In areas where the drug is legal, beer and wine companies are increasingly dipping their toes into marijuana-infused beverages and other related products as a way to diversify their portfolios with on-trend items — and keep the pot industry from bogarting their customers.
Constellation Brands, the third-largest beer company in the country, announced back in October that it was investing in a Canadian marijuana company. Constellation said it plans to develop cannabis-based beverages that don't contain alcohol, joining the ranks of marijuana-infused soda, coffee and fruit drinks that are sold in U.S. states where the substance is legal.
Constellation isn't the only alcoholic beverage player to enter the market, of course. In September, Lagunitas Brewing launched an IPA made with marijuana terpenes, the aromatic compounds of fragrant oils from the cannabis plant. The beer doesn't contain tetrahydrocannabinol (THC), the psychoactive ingredient that can cause a euphoric high and alter perception of reality.
Besides the diversifying and innovating aspects of marijuana products, it could be a case of, "If you can't beat 'em, join 'em." There isn't a whole lot to lose for beer and wine companies — and there could be an awful lot to gain if the market value projections are anywhere near accurate. Getting into the marijuana market may also help compensate for sagging domestic beer sales, and there could be M&A possibilities among the many successful marijuana startups out there.
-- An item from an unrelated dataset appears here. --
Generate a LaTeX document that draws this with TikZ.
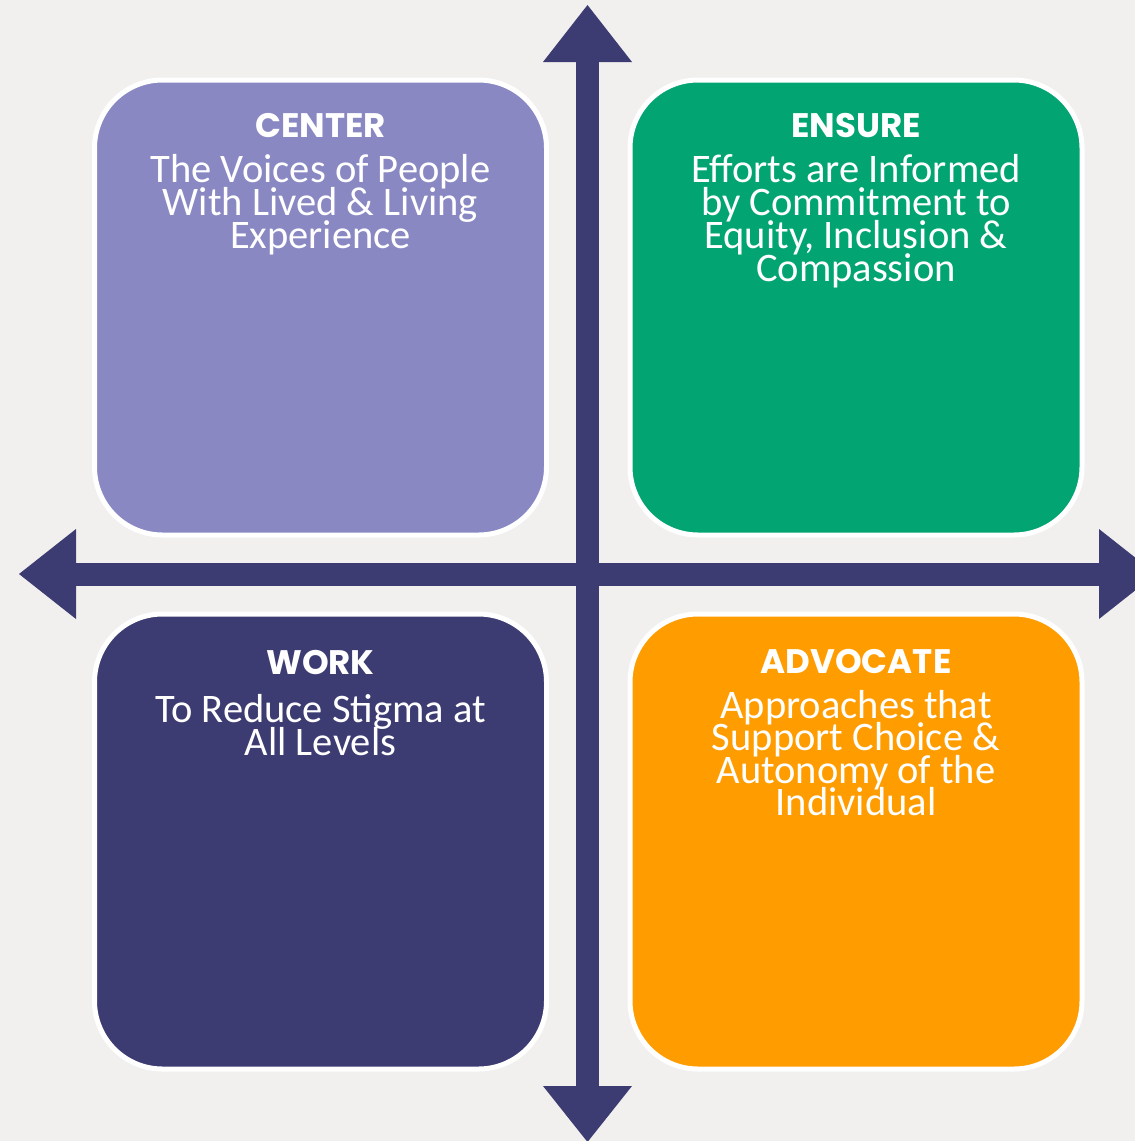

Cannabis appears to be a legitimate threat to the beer industry in particular. In a joint survey between IRI and CannaBiz Consumer Group, 5% of adults said they would stop drinking beer if marijuana was legally available in their state. Beer's market share in the alcohol market fell 0.3% to 49.2% in 2016, and the survey found that recreational marijuana could siphon 7.1% of the beer industry's revenue. IRI analysts predict that if marijuana is legalized across the U.S., the beer industry could lose upward of $2 billion.
Now that California has legalized recreational marijuana, it becomes the eighth state — and the largest one — to do so. Five other states — Connecticut, Michigan, New Jersey, Rhode Island and Vermont — may do the same this year, which would further expand the market for marijuana and THC-infused beverages, edibles and related products. If, as expected, Canada adopts a nationwide legalization policy in the next year or so, the North American market could open up a lot more, and some players within the alcohol industry appear poised to take advantage.